More and more retirees are finding that they are in lower tax brackets, not just because they are no longer working but also because the actual tax rates are lower than they were before. Once those tax rates expire or are changed by Congress, many will find their tax bill increasing.

 Let me give you an example based on the brackets that I most often see. Let’s use Bob and Mary Smith. Bob and Mary Smith have a pre-tax household income of $150,000. The first $24,400, they pay Federal Income Tax of Zero because of their standard deductions. The next $19,***, they pay 10%, which is the same before and after the tax change. The next $59,***, they pay 12%, which was 15% before the TCJA, and the last $4*,***, they pay 22%, which was 25%. This couple, under the TCJA, could increase their household income all the way up to $326,000 and still only pay 24% on income dollar $326,001. Yet, once the TCJA expires or is changed, their income could come down by $222,000, and still their next dollar would be taxed by more—25% instead of 24%.

What if we could lock in today’s tax rates on some portion of your pre-tax savings? What if you feel that your current 12%, 22%, or 24% tax rate is actually a good deal? How do we lock in today’s rate? You can do that through a Roth Conversion. By converting some portion of your pre-tax dollars to a Roth, you pay the income tax now at today’s rates. Then, assuming you satisfy a waiting period of 5 years and do not take withdrawals before age 59 ½, then all of the growth and all of the withdrawals will be income tax-free.

Some might say, “I don’t want to pay tax now when I can put it off for the future.” For too many people, the goal of the pre-tax account seems to be to put off paying the taxes as long as possible.
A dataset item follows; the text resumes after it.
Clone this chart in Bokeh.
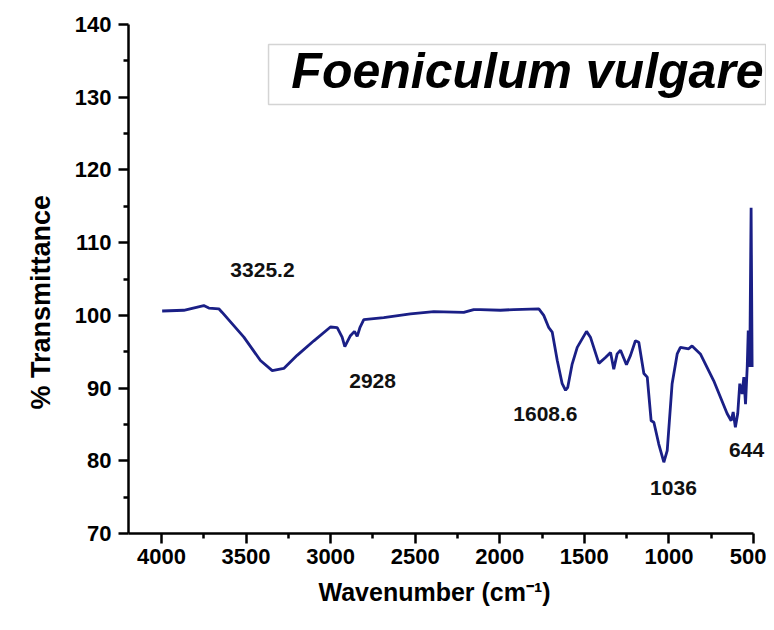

What if we approach it less from trying to forecast when the lowest possible tax is going to be. What if, instead, we gauge the success as being able to pay a lower percentage of tax when we take it out (or Roth-Convert it), than we would have paid when we put it in? What if you were working and had a marginal income tax of 28% and now have a marginal income tax of 22%. Is paying 22% better than paying 28%? Of course, you would rather pay the lower amount. 

Here is what I am suggesting: let’s spend less effort trying to figure out what taxes will be in the future. As we watch the U.S. Debt increase year after year, it is not hard to guess which direction taxes are likely to go. From another angle, if you tried to name five politicians who are pushing for lower taxes, could you do it?

But let’s not even assume all of that for now. Let’s spend more effort determining whether your marginal tax rate is lower today than it would have been when you contributed.

If the stock market is higher today than it was last year, does that mean that you should not invest in it? To the contrary, we see that the long-term trend of the market is up. So why worry so much about whether taxes are or are not the lowest they can possibly be? If your tax rate is lower than it has been before or it is lower than you think it might be in the future, this may be the time to do some proactive tax planning.